> [Available data]:

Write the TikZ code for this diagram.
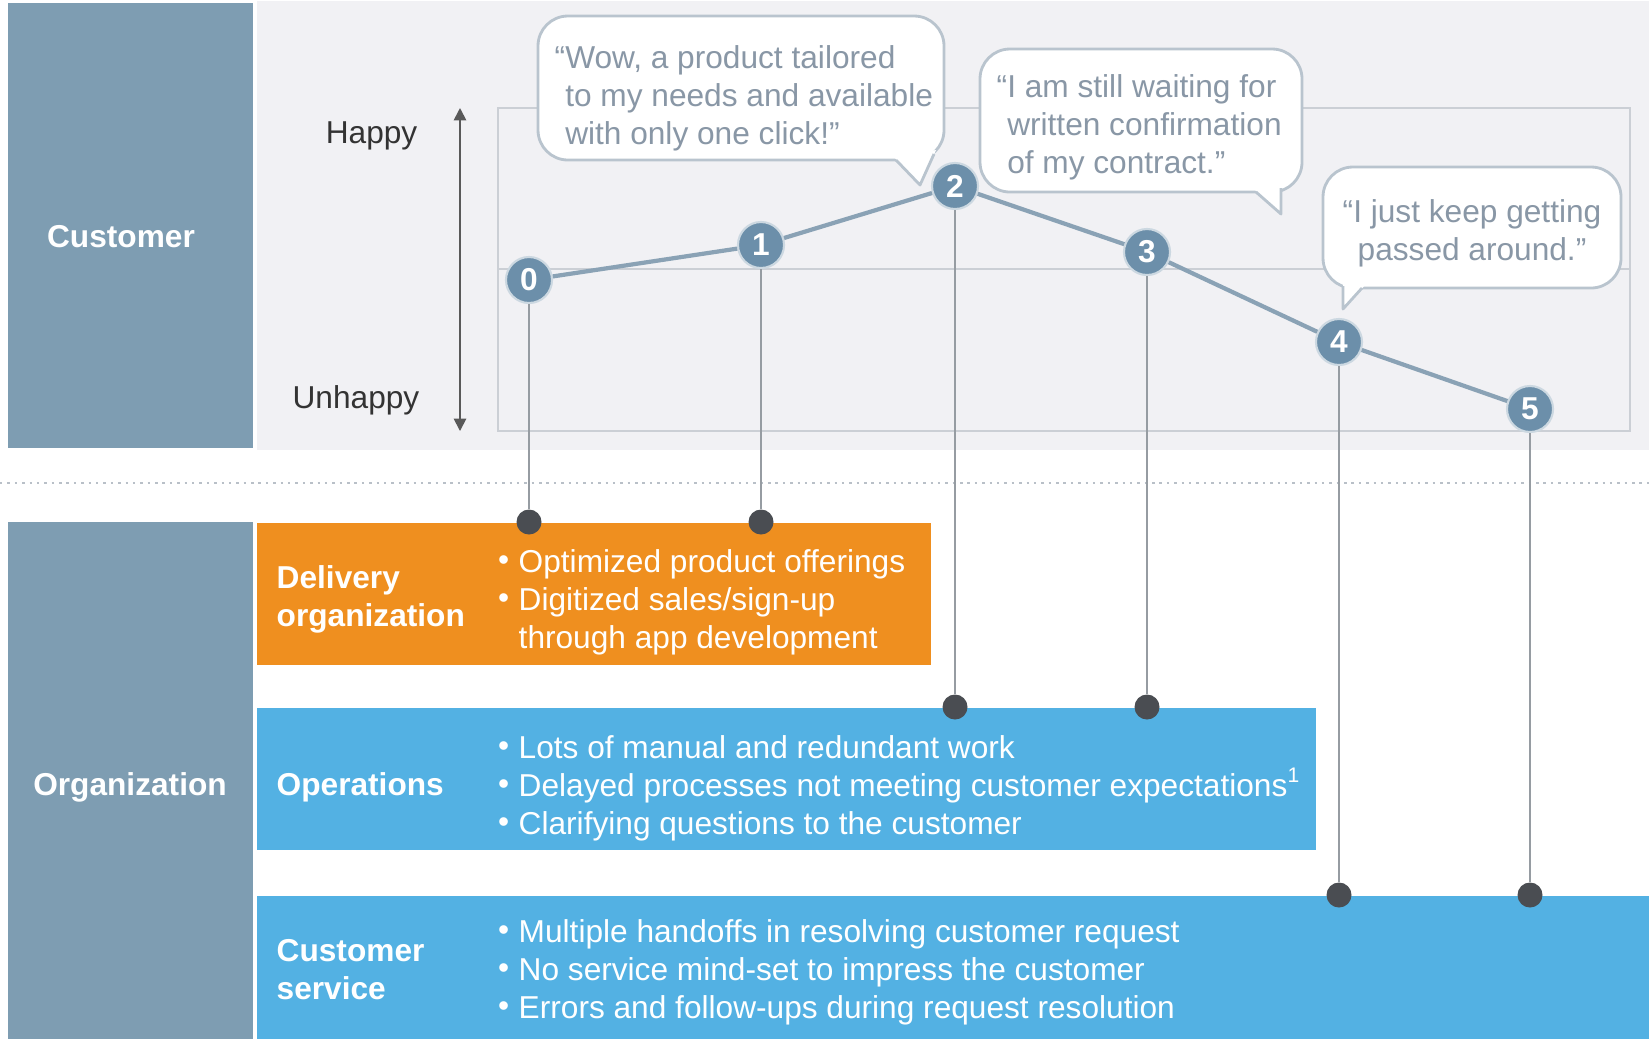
\documentclass[tikz,border=0pt]{standalone}
\usepackage{fontspec}
\setmainfont{Liberation Sans}
\usetikzlibrary{positioning, arrows.meta, calc}

% hanging bullet for the item lists
\newcommand{\blt}{\llap{\raisebox{0.12ex}{\textbullet}\hspace{2.7pt}}}

\begin{document}
\begin{tikzpicture}[
    x=0.01cm, y=-0.01cm,
    band/.style={fill=bandC, inner sep=0, anchor=north west, minimum width=2.45cm},
    lane/.style={inner sep=0, anchor=north west, minimum height=1.42cm},
    head/.style={text=white, font=\bfseries\fontsize{9}{10.8}\selectfont, align=left, inner sep=0},
    items/.style={text=white, font=\fontsize{9}{10.8}\selectfont, align=left, anchor=west, inner sep=0},
    mood/.style={text=black!80, font=\fontsize{9}{10.8}\selectfont, anchor=east, inner sep=0},
    quote/.style={text=quoteC, font=\fontsize{9}{10.8}\selectfont, align=left, inner sep=0},
    bubble/.style={draw=bubbleC, fill=white, line width=0.8pt, rounded corners=8.5pt},
    tail/.style={draw=bubbleC, line width=0.8pt, line join=round},
    pt/.style={circle, fill=ptC, draw=ptC!35!white, line width=0.6pt, minimum size=0.46cm,
               inner sep=0, text=white, font=\bfseries\fontsize{9}{10}\selectfont},
    dot/.style={circle, fill=dotC, minimum size=0.25cm, inner sep=0},
    drop/.style={draw=dropC, line width=0.5pt},
    frame/.style={draw=frameC, line width=0.6pt},
]

% Colour definitions
\definecolor{bandC}{RGB}{126,157,178}
\definecolor{bgC}{RGB}{241,241,244}
\definecolor{frameC}{RGB}{203,207,213}
\definecolor{ptC}{RGB}{108,143,170}
\definecolor{lineC}{RGB}{138,162,181}
\definecolor{dropC}{RGB}{150,156,162}
\definecolor{dotC}{RGB}{74,77,82}
\definecolor{quoteC}{RGB}{137,151,166}
\definecolor{bubbleC}{RGB}{185,196,206}
\definecolor{orangeC}{RGB}{239,143,31}
\definecolor{blueC}{RGB}{83,177,227}
\definecolor{sepC}{RGB}{185,192,200}

\useasboundingbox (0,0) rectangle (1649,1038);

% Customer area
\node[fill=bgC, inner sep=0, anchor=north west, minimum width=13.93cm, minimum height=4.49cm] (bg) at (256,0) {};
\node[band, minimum height=4.45cm] (cband) at (7,2) {};
\node[head] (cust) at (121,237) {Customer};

\draw[frame] (498,108) rectangle (1630,431);
\draw[frame] (498,269) -- (1630,269);

\coordinate (atop) at (460,108);
\coordinate (abot) at (460,431);
\draw[{Triangle[length=3.5pt,width=3.5pt]}-{Triangle[length=3.5pt,width=3.5pt]}, black!65, line width=0.5pt] (atop) -- (abot);
\node[mood] (happy) at (418,136) {Happy};
\node[mood] (unhappy) at (420,400) {Unhappy};

% Separator
\coordinate (sepL) at (0,483);
\coordinate (sepR) at (1649,483);
\draw[sepC, line width=0.8pt, dash pattern=on 0.7pt off 1.4pt] (sepL) -- (sepR);

% Organization lanes
\node[band, minimum height=5.17cm] (oband) at (7,521) {};
\node[head] (org) at (130,787) {Organization};

\node[lane, fill=orangeC, minimum width=6.74cm] (deliv) at (256,522) {};
\node[lane, fill=blueC, minimum width=10.59cm] (ops) at (256,707) {};
\node[lane, fill=blueC, minimum width=13.93cm, minimum height=1.43cm] (serv) at (256,895) {};

\node[head, anchor=west] at (276,599) {Delivery\\organization};
\node[head, anchor=west] at (276,787) {Operations};
\node[head, anchor=west] at (276,970) {Customer\\service};

\node[items] at (518,602)
  {\blt Optimized product offerings\\\blt Digitized sales/sign-up\\through app development};
\node[items] at (518,788)
  {\blt Lots of manual and redundant work\\\blt Delayed processes not meeting customer expectations\textsuperscript{1}\\\blt Clarifying questions to the customer};
\node[items] at (518,972)
  {\blt Multiple handoffs in resolving customer request\\\blt No service mind-set to impress the customer\\\blt Errors and follow-ups during request resolution};

% Speech bubbles
\draw[bubble] (538,16) rectangle (944,160);
\fill[white] (894,157) -- (920,185) -- (936,150) -- cycle;
\draw[tail] (896,160) -- (920,185) -- (934,154);
\node[quote, anchor=west] (q1) at (554,98)
  {“Wow, a product tailored\\\phantom{“}to my needs and available\\\phantom{“}with only one click!”};

\draw[bubble] (980,49) rectangle (1302,192);
\fill[white] (1253,188) -- (1281,214) -- (1281,185) -- cycle;
\draw[tail] (1256,192) -- (1281,214) -- (1281,188);
\node[quote, anchor=west] (q2) at (996,127)
  {“I am still waiting for\\\phantom{“}written confirmation\\\phantom{“}of my contract.”};

\draw[bubble] (1323,167) rectangle (1621,288);
\fill[white] (1343,283) -- (1343,309) -- (1366,284) -- cycle;
\draw[tail] (1343,286) -- (1343,309) -- (1362,288);
\node[quote, align=center] (q3) at (1472,233)
  {“I just keep getting\\passed around.”};

% Journey points
\foreach \i/\x/\y in {0/529/280, 1/761/245, 2/955/186, 3/1147/252, 4/1339/342, 5/1530/409} {
  \node[pt] (p\i) at (\x,\y) {\i};
}
\foreach \i/\l in {0/deliv, 1/deliv, 2/ops, 3/ops, 4/serv, 5/serv} {
  \node[dot] (d\i) at (p\i |- \l.north) {};
  \draw[drop] (p\i) -- (d\i);
}
\foreach \a/\b in {0/1, 1/2, 2/3, 3/4, 4/5} {
  \draw[lineC, line width=1.2pt] (p\a) -- (p\b);
}

\end{tikzpicture}
\end{document}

> [Objective]:
All of the data above should be quoted exactly, except for the pictures.

> [Worked answer]:
Write the TikZ code for this diagram.
\documentclass[tikz,border=0pt]{standalone}
\usepackage{fontspec}
\setmainfont{Liberation Sans}
\usetikzlibrary{positioning, arrows.meta, calc}

% hanging bullet for the item lists
\newcommand{\blt}{\llap{\raisebox{0.12ex}{\textbullet}\hspace{2.7pt}}}

\begin{document}
\begin{tikzpicture}[
    x=0.01cm, y=-0.01cm,
    band/.style={fill=bandC, inner sep=0, anchor=north west, minimum width=2.45cm},
    lane/.style={inner sep=0, anchor=north west, minimum height=1.42cm},
    head/.style={text=white, font=\bfseries\fontsize{9}{10.8}\selectfont, align=left, inner sep=0},
    items/.style={text=white, font=\fontsize{9}{10.8}\selectfont, align=left, anchor=west, inner sep=0},
    mood/.style={text=black!80, font=\fontsize{9}{10.8}\selectfont, anchor=east, inner sep=0},
    quote/.style={text=quoteC, font=\fontsize{9}{10.8}\selectfont, align=left, inner sep=0},
    bubble/.style={draw=bubbleC, fill=white, line width=0.8pt, rounded corners=8.5pt},
    tail/.style={draw=bubbleC, line width=0.8pt, line join=round},
    pt/.style={circle, fill=ptC, draw=ptC!35!white, line width=0.6pt, minimum size=0.46cm,
               inner sep=0, text=white, font=\bfseries\fontsize{9}{10}\selectfont},
    dot/.style={circle, fill=dotC, minimum size=0.25cm, inner sep=0},
    drop/.style={draw=dropC, line width=0.5pt},
    frame/.style={draw=frameC, line width=0.6pt},
]

% Colour definitions
\definecolor{bandC}{RGB}{126,157,178}
\definecolor{bgC}{RGB}{241,241,244}
\definecolor{frameC}{RGB}{203,207,213}
\definecolor{ptC}{RGB}{108,143,170}
\definecolor{lineC}{RGB}{138,162,181}
\definecolor{dropC}{RGB}{150,156,162}
\definecolor{dotC}{RGB}{74,77,82}
\definecolor{quoteC}{RGB}{137,151,166}
\definecolor{bubbleC}{RGB}{185,196,206}
\definecolor{orangeC}{RGB}{239,143,31}
\definecolor{blueC}{RGB}{83,177,227}
\definecolor{sepC}{RGB}{185,192,200}

\useasboundingbox (0,0) rectangle (1649,1038);

% Customer area
\node[fill=bgC, inner sep=0, anchor=north west, minimum width=13.93cm, minimum height=4.49cm] (bg) at (256,0) {};
\node[band, minimum height=4.45cm] (cband) at (7,2) {};
\node[head] (cust) at (121,237) {Customer};

\draw[frame] (498,108) rectangle (1630,431);
\draw[frame] (498,269) -- (1630,269);

\coordinate (atop) at (460,108);
\coordinate (abot) at (460,431);
\draw[{Triangle[length=3.5pt,width=3.5pt]}-{Triangle[length=3.5pt,width=3.5pt]}, black!65, line width=0.5pt] (atop) -- (abot);
\node[mood] (happy) at (418,136) {Happy};
\node[mood] (unhappy) at (420,400) {Unhappy};

% Separator
\coordinate (sepL) at (0,483);
\coordinate (sepR) at (1649,483);
\draw[sepC, line width=0.8pt, dash pattern=on 0.7pt off 1.4pt] (sepL) -- (sepR);

% Organization lanes
\node[band, minimum height=5.17cm] (oband) at (7,521) {};
\node[head] (org) at (130,787) {Organization};

\node[lane, fill=orangeC, minimum width=6.74cm] (deliv) at (256,522) {};
\node[lane, fill=blueC, minimum width=10.59cm] (ops) at (256,707) {};
\node[lane, fill=blueC, minimum width=13.93cm, minimum height=1.43cm] (serv) at (256,895) {};

\node[head, anchor=west] at (276,599) {Delivery\\organization};
\node[head, anchor=west] at (276,787) {Operations};
\node[head, anchor=west] at (276,970) {Customer\\service};

\node[items] at (518,602)
  {\blt Optimized product offerings\\\blt Digitized sales/sign-up\\through app development};
\node[items] at (518,788)
  {\blt Lots of manual and redundant work\\\blt Delayed processes not meeting customer expectations\textsuperscript{1}\\\blt Clarifying questions to the customer};
\node[items] at (518,972)
  {\blt Multiple handoffs in resolving customer request\\\blt No service mind-set to impress the customer\\\blt Errors and follow-ups during request resolution};

% Speech bubbles
\draw[bubble] (538,16) rectangle (944,160);
\fill[white] (894,157) -- (920,185) -- (936,150) -- cycle;
\draw[tail] (896,160) -- (920,185) -- (934,154);
\node[quote, anchor=west] (q1) at (554,98)
  {“Wow, a product tailored\\\phantom{“}to my needs and available\\\phantom{“}with only one click!”};

\draw[bubble] (980,49) rectangle (1302,192);
\fill[white] (1253,188) -- (1281,214) -- (1281,185) -- cycle;
\draw[tail] (1256,192) -- (1281,214) -- (1281,188);
\node[quote, anchor=west] (q2) at (996,127)
  {“I am still waiting for\\\phantom{“}written confirmation\\\phantom{“}of my contract.”};

\draw[bubble] (1323,167) rectangle (1621,288);
\fill[white] (1343,283) -- (1343,309) -- (1366,284) -- cycle;
\draw[tail] (1343,286) -- (1343,309) -- (1362,288);
\node[quote, align=center] (q3) at (1472,233)
  {“I just keep getting\\passed around.”};

% Journey points
\foreach \i/\x/\y in {0/529/280, 1/761/245, 2/955/186, 3/1147/252, 4/1339/342, 5/1530/409} {
  \node[pt] (p\i) at (\x,\y) {\i};
}
\foreach \i/\l in {0/deliv, 1/deliv, 2/ops, 3/ops, 4/serv, 5/serv} {
  \node[dot] (d\i) at (p\i |- \l.north) {};
  \draw[drop] (p\i) -- (d\i);
}
\foreach \a/\b in {0/1, 1/2, 2/3, 3/4, 4/5} {
  \draw[lineC, line width=1.2pt] (p\a) -- (p\b);
}

\end{tikzpicture}
\end{document}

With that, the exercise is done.